Uncovering faint lensed gravitational-wave signals and reprioritizing their follow-up analysis using galaxy lensing forecasts with detected counterparts

Like light, gravitational waves can be gravitationally lensed by massive astrophysical objects. For galaxy and galaxy-cluster lenses, one expects to see strong lensing -- forecasted to become observable in the coming years -- where the original wave is split into multiple copies with the same frequency evolution but different overall arrival times, phases, amplitudes, and signal strengths. Some of these images can be below the detection threshold and require targeted search methods, based on tailor-made template banks.

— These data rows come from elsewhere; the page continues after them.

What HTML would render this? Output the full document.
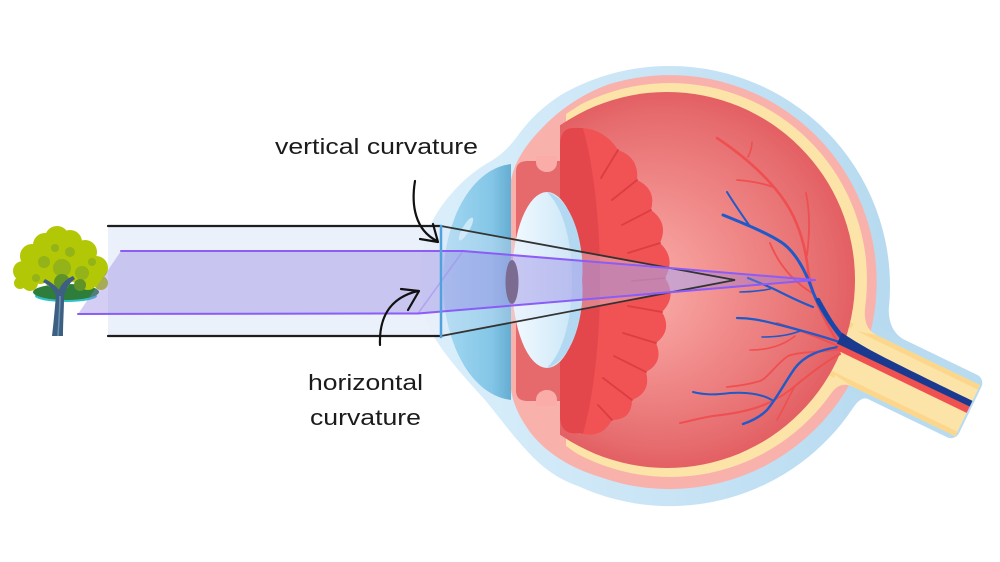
<!DOCTYPE html>
<html><head><meta charset="utf-8">
<style>
html,body{margin:0;padding:0;background:#fff;}
svg{display:block;}
text{font-family:"Liberation Sans",sans-serif;fill:#1b1b1b;}
</style></head>
<body>
<svg width="1000" height="562" viewBox="0 0 1000 562" xmlns="http://www.w3.org/2000/svg">
<defs>
 <linearGradient id="gBlue" x1="420" y1="0" x2="890" y2="0" gradientUnits="userSpaceOnUse">
   <stop offset="0" stop-color="#dbeffb"/>
   <stop offset="1" stop-color="#b7daf0"/>
 </linearGradient>
 <radialGradient id="gRed" cx="667" cy="280" r="188" fx="625" fy="290" gradientUnits="userSpaceOnUse">
   <stop offset="0" stop-color="#fbb3ae"/>
   <stop offset="0.55" stop-color="#ef8686"/>
   <stop offset="0.88" stop-color="#e66c6e"/>
   <stop offset="1" stop-color="#e35f63"/>
 </radialGradient>
 <linearGradient id="gCornea" x1="443" y1="0" x2="512" y2="0" gradientUnits="userSpaceOnUse">
   <stop offset="0" stop-color="#a2d8f1"/>
   <stop offset="0.7" stop-color="#84c6e7"/>
   <stop offset="1" stop-color="#63acd0"/>
 </linearGradient>
 <linearGradient id="gLens" x1="512" y1="0" x2="582" y2="0" gradientUnits="userSpaceOnUse">
   <stop offset="0" stop-color="#f3faff"/>
   <stop offset="0.7" stop-color="#d3ebf9"/>
   <stop offset="1" stop-color="#c2e2f6"/>
 </linearGradient>
 <clipPath id="cRight"><rect x="560" y="0" width="440" height="562"/></clipPath>
 <clipPath id="cYel"><path d="M 615,0 L 1000,0 L 1000,562 L 615,562 L 615,480 L 566,446 L 566,114 L 615,82 Z"/></clipPath>
 <clipPath id="cCornea"><rect x="0" y="0" width="511" height="562"/></clipPath>
 <clipPath id="cCil"><path d="M 575,128 Q 602.9,126.5 618,150 Q 639.3,157.5 637,180 Q 656.7,189.1 651,210 Q 669,222.8 660,243 Q 676.3,258.5 665,278 Q 677.5,296.2 662,312 Q 672.7,330.2 656,343 Q 664.2,362.1 646,372 Q 651.5,392.3 632,400 Q 631.9,419.9 612,420 Q 601.3,439.5 580,433 Q 560,436 560,416 L 560,145 Q 560,127 575,128 Z"/></clipPath>
</defs>

<!-- TREE -->
<g>
 <ellipse cx="66" cy="296" rx="31" ry="6" fill="#2fc0c9"/>
 <ellipse cx="66" cy="292" rx="33" ry="8" fill="#2f7d3a"/>
 <g fill="#b2c706">
  <circle cx="57" cy="238" r="12"/>
  <circle cx="45" cy="245" r="12"/>
  <circle cx="70" cy="242" r="12"/>
  <circle cx="85" cy="252" r="12"/>
  <circle cx="32" cy="256" r="12"/>
  <circle cx="96" cy="268" r="12"/>
  <circle cx="23" cy="271" r="10"/>
  <circle cx="20" cy="283" r="6"/>
  <circle cx="101" cy="283" r="7"/>
  <circle cx="58" cy="258" r="18"/>
  <circle cx="40" cy="270" r="14"/>
  <circle cx="78" cy="267" r="16"/>
  <circle cx="55" cy="276" r="12"/>
  <circle cx="30" cy="283" r="8"/>
  <circle cx="88" cy="281" r="9"/>
 </g>
 <g fill="#93b318">
  <circle cx="62" cy="268" r="9"/>
  <circle cx="82" cy="273" r="7"/>
  <circle cx="44" cy="262" r="6"/>
  <circle cx="70" cy="252" r="5"/>
  <circle cx="55" cy="248" r="4"/>
  <circle cx="36" cy="278" r="4"/>
  <circle cx="92" cy="262" r="4"/>
 </g>
 <circle cx="62" cy="282" r="8" fill="#5f9327"/>
 <circle cx="80" cy="285" r="6" fill="#5f9327"/>
 <path d="M52,336 C54,320 55,305 56,296 C54,290 49,285 43,282 L45,279 C51,282 56,286 59,290 C61,284 66,279 73,276 L75,279 C68,284 65,290 64,298 C64,310 63,322 63,336 Z" fill="#3d5f82"/>
 <path d="M58,336 C59,320 60,306 60,296" stroke="#6a93b3" stroke-width="1.5" fill="none"/>
</g>

<!-- EYE -->
<path d="M 670,66 A 220 220 0 0 1 888.7,310 Q 889,330 902.5,338.7 L 880,380 L 867.8,399 Q 861,396 853,408 A 220 220 0 0 1 578,486 C 555,478 540,465 528,452 C 512,435 500,418 485,400 C 465,378 445,356 433,335 C 418,308 416,252 432,222 C 444,198 466,176 486,164 C 497,158 507,150 516,138 C 530,118 548,102 566,92 A 220 220 0 0 1 670,66 Z" fill="url(#gBlue)"/>
<g transform="rotate(25.8)">
 <rect x="870" y="-87.8" width="182" height="69.3" rx="9" fill="#b9dbf0"/>
</g>

<path d="M 613,83 A 207 207 0 1 1 600,477 C 570,468 545,452 530,432 C 518,415 511,400 510,380 L 510,190 C 511,165 525,145 545,125 C 565,105 590,90 613,83 Z" fill="#f9b1ac"/>

<circle cx="670" cy="280" r="197" fill="#fce3a8" clip-path="url(#cYel)"/>
<g transform="rotate(25.8)">
 <rect x="880" y="-79.8" width="170" height="56.8" fill="#fce3a8"/>
 <rect x="880" y="-79.8" width="170" height="5" fill="#fcd68a"/>
 <rect x="880" y="-28" width="170" height="5" fill="#fcd68a"/>
</g>
<path d="M 865.4,305 Q 862,328 876.5,335 L 850,330 Z" fill="#fce3a8"/>
<path d="M 851.8,386.2 Q 839,381 830,395 L 835,375 Z" fill="#fce3a8"/>

<circle cx="667" cy="280" r="188" fill="url(#gRed)" clip-path="url(#cRight)"/>

<path d="M 516,172 C 516,164 520,161 528,161 L 562,161 L 562,401 L 528,401 C 520,401 516,398 516,390 Z" fill="#e6696c"/>
<path d="M 536,156 L 536,162 C 536,168 541,172 547,172 C 553,172 557,168 557,162 L 557,156 Z" fill="#f9aca8"/>
<path d="M 536,406 L 536,400 C 536,394 541,390 547,390 C 553,390 557,394 557,400 L 557,406 Z" fill="#f9aca8"/>

<g clip-path="url(#cCornea)">
 <ellipse cx="515" cy="282" rx="72" ry="118" fill="url(#gCornea)"/>
</g>
<ellipse cx="466" cy="229" rx="3.5" ry="13" transform="rotate(30 466 229)" fill="#d5eefa" opacity="0.85"/>

<path d="M 575,128 Q 602.9,126.5 618,150 Q 639.3,157.5 637,180 Q 656.7,189.1 651,210 Q 669,222.8 660,243 Q 676.3,258.5 665,278 Q 677.5,296.2 662,312 Q 672.7,330.2 656,343 Q 664.2,362.1 646,372 Q 651.5,392.3 632,400 Q 631.9,419.9 612,420 Q 601.3,439.5 580,433 Q 560,436 560,416 L 560,145 Q 560,127 575,128 Z" fill="#f15253"/>
<g clip-path="url(#cCil)">
 <ellipse cx="552" cy="281" rx="48" ry="200" fill="#e4474b"/>
</g>
<g stroke="#d83a40" stroke-width="1.8" stroke-linecap="round" fill="none" opacity="0.85">
 <path d="M618,150 L601,178"/>
 <path d="M637,180 L612,200"/>
 <path d="M651,210 L622,225"/>
 <path d="M660,243 L628,253"/>
 <path d="M665,278 L632,281"/>
 <path d="M662,312 L628,306"/>
 <path d="M656,343 L623,333"/>
 <path d="M646,372 L614,356"/>
 <path d="M632,400 L603,378"/>
 <path d="M612,420 L598,405"/>
</g>

<ellipse cx="547" cy="280" rx="35" ry="88" fill="url(#gLens)"/>
<path d="M 547,192 C 575,200 585,250 582,280 C 585,310 575,360 547,368 C 565,350 572,315 572,280 C 572,245 565,210 547,192 Z" fill="#b3d9f2"/>

<g fill="none" stroke="#ef4f50" stroke-linecap="round">
 <path d="M 842,350 C 826,322 812,300 808,270 C 805,242 796,216 781,196 C 766,176 744,156 717,138" stroke-width="2.6"/>
 <path d="M 773,187 C 762,183 750,181 737,180" stroke-width="1.8"/>
 <path d="M 748,157 C 751,151 752,147 752,142" stroke-width="1.6"/>
 <path d="M 807,255 C 810,232 810,212 806,193" stroke-width="1.8"/>
 <path d="M 812,293 C 796,283 780,268 770,243" stroke-width="1.8"/>
 <path d="M 838,346 C 820,338 800,330 777,323" stroke-width="2"/>
 <path d="M 795,336 C 785,344 770,350 750,350" stroke-width="1.6"/>
 <path d="M 837,350 C 815,352 798,352 788,356 C 775,365 768,378 760,381 C 750,384 738,386 727,387" stroke-width="1.8"/>
 <path d="M 840,354 C 820,365 805,378 790,390 C 770,405 750,412 713,416 C 700,418 690,421 680,423" stroke-width="2"/>
 <path d="M 795,386 C 788,398 783,410 777,420" stroke-width="1.6"/>
</g>
<g fill="none" stroke="#2059c8" stroke-linecap="round">
 <path d="M 846,345 C 832,326 820,310 813,292 C 806,272 796,252 781,242 C 765,232 745,224 723,215" stroke-width="3"/>
 <path d="M 749,225 C 742,215 735,205 727,192" stroke-width="2"/>
 <path d="M 813,307 C 800,302 790,297 780,292 C 770,287 760,283 748,278" stroke-width="2.2"/>
 <path d="M 770,289 C 760,291 752,292 740,292" stroke-width="1.6"/>
 <path d="M 842,343 C 822,336 800,330 776,324 C 760,320 750,318 737,318" stroke-width="2.2"/>
 <path d="M 800,331 C 790,335 776,337 762,337" stroke-width="1.6"/>
 <path d="M 838,347 C 820,350 805,355 795,368 C 785,382 777,398 767,410 C 760,417 752,421 743,424" stroke-width="2.4"/>
 <path d="M 772,400 C 760,393 745,392 730,393 C 715,395 705,395 693,392" stroke-width="2"/>
</g>
<path d="M 818,300 C 828,318 837,334 852,346" stroke="#1a46a8" stroke-width="4.5" fill="none" stroke-linecap="round"/>

<g transform="rotate(25.8)">
 <rect x="905" y="-56" width="145" height="7" fill="#ef5050"/>
 <path d="M 903,-67 C 930,-63 950,-62.4 1050,-62.4 L 1050,-56 L 903,-55 Z" fill="#1a3a8f"/>
</g>

<!-- BEAM -->
<rect x="108" y="226" width="333" height="110" fill="#e8eef9" opacity="0.85"/>
<polygon points="441,226 735,280 441,336" fill="rgb(220,232,250)" fill-opacity="0.35"/>
<polygon points="121,251 463,251 815,280 418,313.5 78,314" fill="rgb(145,125,225)" fill-opacity="0.38"/>
<ellipse cx="512" cy="282" rx="6.5" ry="22" fill="#7b6b90"/>

<g fill="none" stroke-linecap="round">
 <path d="M 108,226 L 441,226" stroke="#1e1e1e" stroke-width="2.2"/>
 <path d="M 108,336 L 441,336" stroke="#1e1e1e" stroke-width="2.2"/>
 <path d="M 441,226 L 735,280 L 441,336" stroke="#333" stroke-width="1.8" stroke-linejoin="miter"/>
 <path d="M 418,313.5 L 463,251" stroke="#a58cf0" stroke-width="1.5" opacity="0.6"/>
 <path d="M 121,251 L 463,251 L 815,280" stroke="#8b5cf6" stroke-width="2"/>
 <path d="M 78,314 L 418,313.5 L 815,280" stroke="#8b5cf6" stroke-width="2"/>
 <path d="M 441,226 L 441,337" stroke="#4ea3dc" stroke-width="2.5"/>
</g>

<g fill="none" stroke="#111" stroke-width="2.2" stroke-linecap="round" stroke-linejoin="round">
 <path d="M 415,181 C 411,205 415,230 437,241"/>
 <path d="M 420,239 L 438,242 L 433,224"/>
 <path d="M 380,345 C 379,320 388,298 418,291"/>
 <path d="M 401,289 L 419,291 L 408,310"/>
</g>

<text x="275" y="154" font-size="22" textLength="203" lengthAdjust="spacingAndGlyphs">vertical curvature</text>
<text x="308" y="390" font-size="22" textLength="115" lengthAdjust="spacingAndGlyphs">horizontal</text>
<text x="310" y="425" font-size="22" textLength="111" lengthAdjust="spacingAndGlyphs">curvature</text>
</svg>
</body></html>
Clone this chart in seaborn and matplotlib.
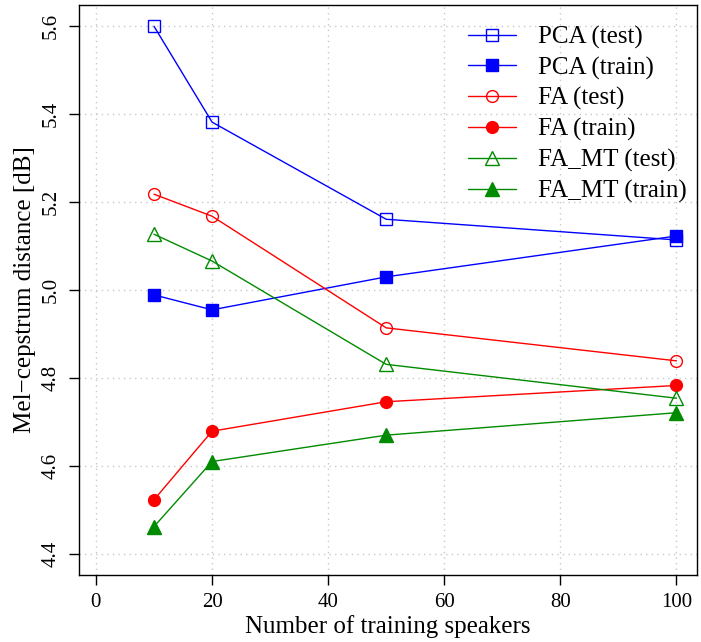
import pandas as pd
import matplotlib
matplotlib.use("Agg")
import matplotlib.pyplot as plt
import seaborn as sns

# data
speakers = [10, 20, 50, 100]
pca_test = [5.600, 5.382, 5.161, 5.114]
pca_train = [4.989, 4.955, 5.030, 5.123]
fa_test = [5.218, 5.168, 4.914, 4.839]
fa_train = [4.523, 4.679, 4.746, 4.783]
famt_test = [5.127, 5.066, 4.831, 4.754]
famt_train = [4.462, 4.610, 4.670, 4.721]

labels = ["PCA (test)", "PCA (train)", "FA (test)", "FA (train)",
          "FA_MT (test)", "FA_MT (train)"]
series = [pca_test, pca_train, fa_test, fa_train, famt_test, famt_train]

sns.set_style("white")
plt.rcParams["font.family"] = ["Liberation Serif", "DejaVu Serif"]
plt.rcParams["axes.unicode_minus"] = True
plt.rcParams["text.color"] = "black"
plt.rcParams["axes.labelcolor"] = "black"
plt.rcParams["xtick.color"] = "black"
plt.rcParams["ytick.color"] = "black"

green = "#008B00"
styles = [
    ("blue", "s", False, 8.5),
    ("blue", "s", True, 8.5),
    ("red", "o", False, 8.5),
    ("red", "o", True, 8.5),
    (green, "^", False, 10),
    (green, "^", True, 10),
]

fig = plt.figure(figsize=(7.01, 6.42), dpi=100)
ax = fig.add_axes([0.112, 0.1044, 0.882, 0.8876])

for lab, vals, (col, mk, filled, ms) in zip(labels, series, styles):
    df = pd.DataFrame({"x": speakers, "y": vals})
    sns.lineplot(
        data=df, x="x", y="y", ax=ax, color=col, marker=mk, markersize=ms,
        markerfacecolor=col if filled else "none", markeredgecolor=col,
        markeredgewidth=1.0, linewidth=1.0, label=lab,
    )

ax.set_xlim(-3, 103.5)
ax.set_ylim(4.352, 5.648)
ax.set_xticks([0, 20, 40, 60, 80, 100])
ax.set_yticks([4.4, 4.6, 4.8, 5.0, 5.2, 5.4, 5.6])
ax.set_yticklabels(["4.4", "4.6", "4.8", "5.0", "5.2", "5.4", "5.6"],
                   rotation=90, va="center")
ax.tick_params(axis="both", direction="out", length=7, width=1,
               labelsize=15, pad=6, left=True, bottom=True,
               colors="black")

ax.grid(True, color="#c8c8c8", linestyle=(0, (1, 3)), linewidth=1)
for sp in ax.spines.values():
    sp.set_visible(True)
    sp.set_color("black")
    sp.set_linewidth(1)

ax.set_xlabel("Number of training speakers", fontsize=18, labelpad=2)
ax.set_ylabel("Mel\u2212cepstrum distance [dB]", fontsize=18, labelpad=4)

ax.legend(loc="upper right", frameon=False, fontsize=18,
          handlelength=1.9, handletextpad=0.9, labelspacing=0.31,
          borderpad=0, borderaxespad=0, bbox_to_anchor=(0.984, 0.964))

fig.savefig("out.png", dpi=100)
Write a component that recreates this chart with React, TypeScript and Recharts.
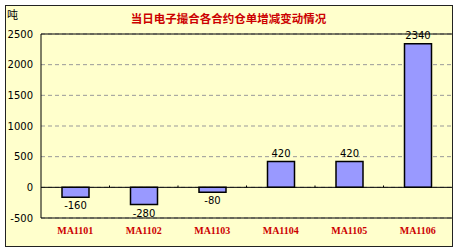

These searches can be made more sensitive by using our knowledge of the typical distribution and morphology of lenses to predict the time delay, magnification, and image-type ordering of the lensed images. Here, we show that when a subset of the images is super-threshold, they can be used to construct a more constrained prediction of the arrival time of the remaining signals, enhancing our ability to identify lensing candidate signals. Our suggested method effectively reduces the list of triggers requiring follow-up and generally re-ranks the genuine counterpart higher in the lensing candidate list. Therefore, in the future, if one observes two or three lensed images, the information they provide can be used to identify their sub-threshold counterparts, thus allowing identification of additional lensed images. Finding such images would also strengthen our evidence for the event being lensed.